In een brief die ze vanuit kamp Westerbork aan haar huisgenoot schreef, noemt Etty Hillesum (1914-1943) haar bureau aan de rand van het Museumplein in Amsterdam de „beste plek op deze aarde”. Ze wilde kroniekschrijfster worden, de dagboeken die ze aan dat bureau over de eerste oorlogsjaren schreef, zouden later wereldwijd beroemd worden. Op 29-jarige leeftijd werd Hillesum vermoord in Auschwitz.
Haar bureau heeft een prominente plek op het toneel gekregen in de voorstelling Etty Hillesum – dat onverwoestbare in mij van actrice Julika Marijn, die al eerder theatersolo’s op het leven van Hillesum baseerde. In deze monoloog verknoopt Marijn de laatste jaren van de joodse dagboekenschrijfster Etty Hillesum met ervaringen uit haar eigen leven. Per saldo zijn er zeker raakvlakken: beiden kampten als twintiger met grote levensvragen over zingeving. Waar dat bij Hillesum echter van een ongekend en wonderschoon soort levenskracht getuigt („dat onverwoestbare in mij”), en haar vastbeslotenheid om altijd het goede in de mens te blijven zien tijdens de oorlog danig op de proef werd gesteld, is Marijns interne zoektocht er meer een van het geprivilegieerde soort. Het voelt daardoor tamelijk geforceerd, op momenten zelfs ambigu, die twee met elkaar te verbinden.

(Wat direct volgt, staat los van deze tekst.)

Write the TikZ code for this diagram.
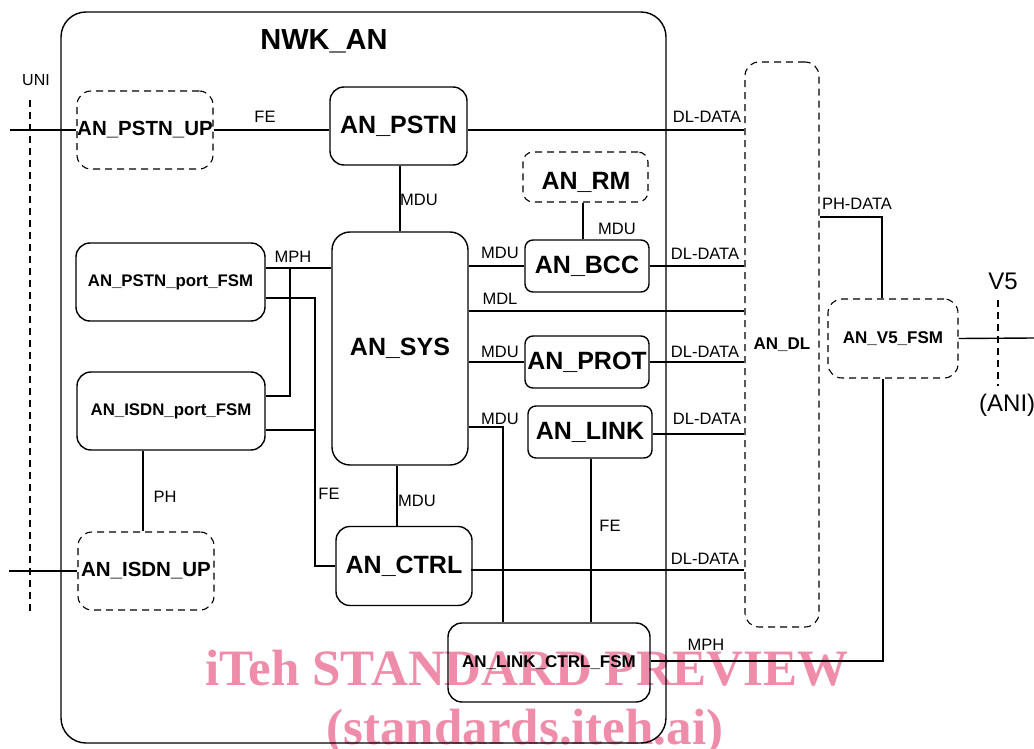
\documentclass[tikz,border=0pt]{standalone}
\usepackage{fontspec}
\setmainfont{Liberation Sans}
\newfontfamily\wmfont{Liberation Serif}
\definecolor{wmpink}{RGB}{238,140,170}
\begin{document}
\begin{tikzpicture}[x=1pt,y=-1pt,
  ln/.style={line width=1.4pt},
  box/.style={draw, line width=1.4pt, rounded corners=14pt, inner sep=0pt,
    font=\bfseries\fontsize{25}{28}\selectfont},
  dbox/.style={box, dash pattern=on 7pt off 5pt, line width=1.1pt},
  sbold/.style={font=\bfseries\fontsize{17}{19}\selectfont},
  pbold/.style={font=\bfseries\fontsize{16.8}{19}\selectfont},
  lbl/.style={font=\fontsize{16.5}{18}\selectfont, inner sep=0pt},
  wm/.style={font=\wmfont\bfseries\fontsize{51}{54}\selectfont, text=wmpink, inner sep=0pt, anchor=base}
]
\useasboundingbox (0,0) rectangle (1034,749);

% watermark (behind)
\node[wm] (wm1) at (527,685) {iTeh STANDARD PREVIEW};
\node[wm] (wm2) at (525,744) {(standards.iteh.ai)};

% outer NWK_AN
\node[draw, line width=1.4pt, rounded corners=25pt, inner sep=0pt,
  minimum width=605pt, minimum height=731pt] (nwk) at (363.5,377.5) {};
\node[font=\bfseries\fontsize{29}{32}\selectfont, inner sep=0pt] (title) at (324,41) {NWK\_AN};

% UNI interface
\node[font=\fontsize{16}{18}\selectfont, inner sep=0pt] (uni) at (36,80) {UNI};
\coordinate (unit) at (30,100);
\coordinate (unib) at (30,612);
\draw[line width=1.1pt, dash pattern=on 7pt off 5pt] (unit) -- (unib);

% boxes
\node[dbox, minimum width=136pt, minimum height=78pt, font=\bfseries\fontsize{20.5}{23}\selectfont] (pstnup) at (145,130) {AN\_PSTN\_UP};
\node[box, minimum width=137pt, minimum height=78pt] (pstn) at (398.5,126) {AN\_PSTN};
\node[box, rounded corners=18pt, minimum width=136pt, minimum height=233pt] (sys) at (400,348.5) {AN\_SYS};
\node[dbox, rounded corners=10pt, minimum width=125pt, minimum height=50pt] (rm) at (585.5,177) {};
\node[font=\bfseries\fontsize{25}{28}\selectfont, inner sep=0pt] (rmtext) at (586,182) {AN\_RM};
\node[box, rounded corners=8pt, minimum width=124pt, minimum height=52pt] (bcc) at (587,266) {AN\_BCC};
\node[box, rounded corners=8pt, minimum width=124pt, minimum height=52pt] (prot) at (587,362) {AN\_PROT};
\node[box, rounded corners=8pt, minimum width=124pt, minimum height=52pt] (link) at (590,432) {AN\_LINK};
\node[box, minimum width=136pt, minimum height=79pt] (ctrl) at (404,566) {AN\_CTRL};
\node[box, sbold, minimum width=202pt, minimum height=79pt] (lcf) at (549,662.5) {AN\_LINK\_CTRL\_FSM};
\node[box, pbold, minimum width=189pt, minimum height=78pt] (pstnport) at (170.5,282) {AN\_PSTN\_port\_FSM};
\node[box, pbold, minimum width=188pt, minimum height=78pt] (isdnport) at (171,411) {AN\_ISDN\_port\_FSM};
\node[dbox, minimum width=136pt, minimum height=78pt, font=\bfseries\fontsize{20.5}{23}\selectfont] (isdnup) at (146,571) {AN\_ISDN\_UP};
\node[dbox, minimum width=74pt, minimum height=565pt, sbold] (andl) at (782,344.5) {AN\_DL};
\node[dbox, minimum width=130pt, minimum height=79pt, sbold] (v5fsm) at (893,338.5) {AN\_V5\_FSM};

% V5 interface
\coordinate (v5t) at (998,300);
\coordinate (v5b) at (998,386);
\draw[line width=1.1pt, dash pattern=on 7pt off 5pt] (v5t) -- (v5b);
\node[font=\fontsize{24}{26}\selectfont, inner sep=0pt] (v5lbl) at (1003,281) {V5};
\node[font=\fontsize{24}{26}\selectfont, inner sep=0pt, anchor=west] (anilbl) at (979,405) {(ANI)};

% connector coordinates
\coordinate (pstnin) at (10,130);
\coordinate (isdnin) at (9,571);
\coordinate (v5out) at (1034,338);
\coordinate (mdl) at (500,311);
\coordinate (lk) at (503,427);
\coordinate (mph) at (883,661);
\coordinate (phd) at (882,217);
\coordinate (mphp) at (290,268);
\coordinate (mphi) at (290,396);
\coordinate (fe1) at (315,298);
\coordinate (fe2) at (315,430);
\coordinate (ph) at (143,450);
\coordinate (ctrlr) at (471,570);

% connectors
\draw[ln] (pstnin) -- (pstnup.west);
\draw[ln] (pstnup.east) -- (pstnup.east -| pstn.west);
\draw[ln] (pstn.east |- pstnup.east) -- (pstnup.east -| andl.west);
\draw[ln] (pstn.south -| sys.north) -- (sys.north);
\draw[ln] (rm.south -| 583,0) -- (bcc.north -| 583,0);
\draw[ln] (bcc.west -| sys.east) -- (bcc.west);
\draw[ln] (bcc.east) -- (bcc.east -| andl.west);
\draw[ln] (mdl -| sys.east) -- (mdl -| andl.west);
\draw[ln] (prot.west -| sys.east) -- (prot.west);
\draw[ln] (prot.east) -- (prot.east -| andl.west);
\draw[ln] (link.east |- 0,434) -- (andl.west |- 0,434);
\draw[ln] (lk -| sys.east) -| (lk |- lcf.north);
\draw[ln] (link.south -| 591,0) -- (lcf.north -| 591,0);
\draw[ln] (sys.south -| 397,0) -- (ctrl.north -| 397,0);
\draw[ln] (ctrlr) -- (ctrlr -| andl.west);
\draw[ln] (lcf.east |- mph) -| (v5fsm.south -| mph);
\draw[ln] (andl.east |- phd) -| (v5fsm.north -| phd);
\draw[ln] (v5fsm.east) -- (v5out);
\draw[ln] (pstnport.east |- mphp) -- (sys.west |- mphp);
\draw[ln] (mphp) -- (mphi) -- (mphi -| isdnport.east);
\draw[ln] (pstnport.east |- fe1) -| (fe1 |- ctrl.west) -- (ctrl.west);
\draw[ln] (isdnport.east |- fe2) -- (fe2);
\draw[ln] (isdnport.south -| ph) -- (isdnup.north -| ph);
\draw[ln] (isdnin) -- (isdnup.west);

% labels
\node[lbl] (l1) at (265,117) {FE};
\node[lbl] (l2) at (707,117) {DL-DATA};
\node[lbl] (l3) at (419,200) {MDU};
\node[lbl] (l4) at (617,229) {MDU};
\node[lbl] (l5) at (500,253) {MDU};
\node[lbl] (l6) at (705,254) {DL-DATA};
\node[lbl] (l7) at (500,299) {MDL};
\node[lbl] (l8) at (500,352) {MDU};
\node[lbl] (l9) at (705,352) {DL-DATA};
\node[lbl] (l10) at (500,419) {MDU};
\node[lbl] (l11) at (707,419) {DL-DATA};
\node[lbl] (l12) at (610,526) {FE};
\node[lbl] (l13) at (417,501) {MDU};
\node[lbl] (l14) at (705,559) {DL-DATA};
\node[lbl] (l15) at (706,645) {MPH};
\node[lbl] (l16) at (857,204) {PH-DATA};
\node[lbl] (l17) at (293,257) {MPH};
\node[lbl] (l18) at (329,494) {FE};
\node[lbl] (l19) at (165,497) {PH};
\end{tikzpicture}
\end{document}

Indrukwekkender is de voorstelling als Marijn in de huid van Hillesum kruipt, en zonder opsmuk verslag doet van de oorlogsjaren, en hoe een jonge vrouw zich daarin tot de wereld verhoudt. Ze wordt verliefd op psycholoog Julius Spier, die haar aanzet tot het schrijven van haar dagboeken. Prachtig zijn Hillesums lyrische observaties en haar standvastige optimisme, wrang is tegelijkertijd het besef van de oorlog dat zich in haar nestelt. Ze wil niet onderduiken omdat ze anderen daarmee in gevaar zou brengen, voelt zelfs medelijden met de Gestapo. In de deportatietrein zwaait ze nog. Dat zijn ontroerende beelden die zich in je vastklauwen.